> [REQUIREMENT] Please print exactly the lines below, from the start of the material up to and including the line with "linewidth=0.5, label=series_names[1], zorder=3)", but none of the pictures.

> [PROVIDED DATA]
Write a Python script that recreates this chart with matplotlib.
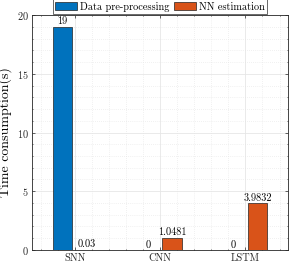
import matplotlib
matplotlib.use("Agg")
import matplotlib.pyplot as plt
import numpy as np
from matplotlib.ticker import MultipleLocator

plt.rcParams['font.family'] = 'serif'
plt.rcParams['font.serif'] = ['cmr10']
plt.rcParams['mathtext.fontset'] = 'cm'
plt.rcParams['axes.formatter.use_mathtext'] = True

categories = ['SNN', 'CNN', 'LSTM']
series_names = ['Data pre-processing', 'NN estimation']
preprocessing = [19, 0, 0]
nn_estimation = [0.03, 1.0481, 3.9832]
label_pre = ['19', '0', '0']
label_nn = ['0.03', '1.0481', '3.9832']
colors = ['#0072BD', '#D95319']

fig = plt.figure(figsize=(2.91, 2.65), dpi=100)
ax = fig.add_axes([0.110, 0.057, 0.880, 0.886])

x = np.arange(1, len(categories) + 1)
off = 0.143
w = 0.229
ax.bar(x - off, preprocessing, w, color=colors[0], edgecolor='#222222', linewidth=0.5, label=series_names[0], zorder=3)
ax.bar(x + off, nn_estimation, w, color=colors[1], edgecolor='#222222', linewidth=0.5, label=series_names[1], zorder=3)

fs = 7.4
for xi, v, t in zip(x - off, preprocessing, label_pre):
    ax.text(xi, v + 0.03, t, ha='center', va='bottom', fontsize=fs)
for xi, v, t in zip(x + off, nn_estimation, label_nn):
    ax.text(xi, v + 0.03, t, ha='center', va='bottom', fontsize=fs)

ax.set_xlim(0.5, 3.5)
ax.set_ylim(0, 20)
ax.set_xticks(x)
ax.set_xticklabels(categories, fontsize=fs)
ax.set_yticks([0, 5, 10, 15, 20])
ax.tick_params(axis='y', labelsize=fs)
ax.xaxis.set_minor_locator(MultipleLocator(0.2))
ax.yaxis.set_minor_locator(MultipleLocator(1))
ax.tick_params(which='both', direction='in', top=True, right=True, length=2, width=0.5, colors='#262626', pad=2.5)
ax.tick_params(which='minor', length=1)
ax.grid(True, which='major', color='#e6e6e6', linewidth=0.6, zorder=0)
ax.grid(True, which='minor', color='#e3e3e3', linewidth=0.5, linestyle=(0, (1, 2)), zorder=0)
ax.set_axisbelow(True)
for s in ax.spines.values():
    s.set_linewidth(0.6)
    s.set_color('#262626')

ax.set_ylabel('Time consumption(s)', fontsize=10, labelpad=3)

leg = ax.legend(loc='lower center', bbox_to_anchor=(0.5, 1.0), ncol=2, fontsize=fs,
                frameon=True, fancybox=False, edgecolor='#262626', borderaxespad=0.1,
                handlelength=2.1, handleheight=0.8, columnspacing=0.5, handletextpad=0.3,
                borderpad=0.25)
leg.get_frame().set_linewidth(0.6)

fig.savefig('out.png', dpi=100)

> [EXERCISE RESPONSE]
Write a Python script that recreates this chart with matplotlib.
import matplotlib
matplotlib.use("Agg")
import matplotlib.pyplot as plt
import numpy as np
from matplotlib.ticker import MultipleLocator

plt.rcParams['font.family'] = 'serif'
plt.rcParams['font.serif'] = ['cmr10']
plt.rcParams['mathtext.fontset'] = 'cm'
plt.rcParams['axes.formatter.use_mathtext'] = True

categories = ['SNN', 'CNN', 'LSTM']
series_names = ['Data pre-processing', 'NN estimation']
preprocessing = [19, 0, 0]
nn_estimation = [0.03, 1.0481, 3.9832]
label_pre = ['19', '0', '0']
label_nn = ['0.03', '1.0481', '3.9832']
colors = ['#0072BD', '#D95319']

fig = plt.figure(figsize=(2.91, 2.65), dpi=100)
ax = fig.add_axes([0.110, 0.057, 0.880, 0.886])

x = np.arange(1, len(categories) + 1)
off = 0.143
w = 0.229
ax.bar(x - off, preprocessing, w, color=colors[0], edgecolor='#222222', linewidth=0.5, label=series_names[0], zorder=3)
ax.bar(x + off, nn_estimation, w, color=colors[1], edgecolor='#222222', linewidth=0.5, label=series_names[1], zorder=3)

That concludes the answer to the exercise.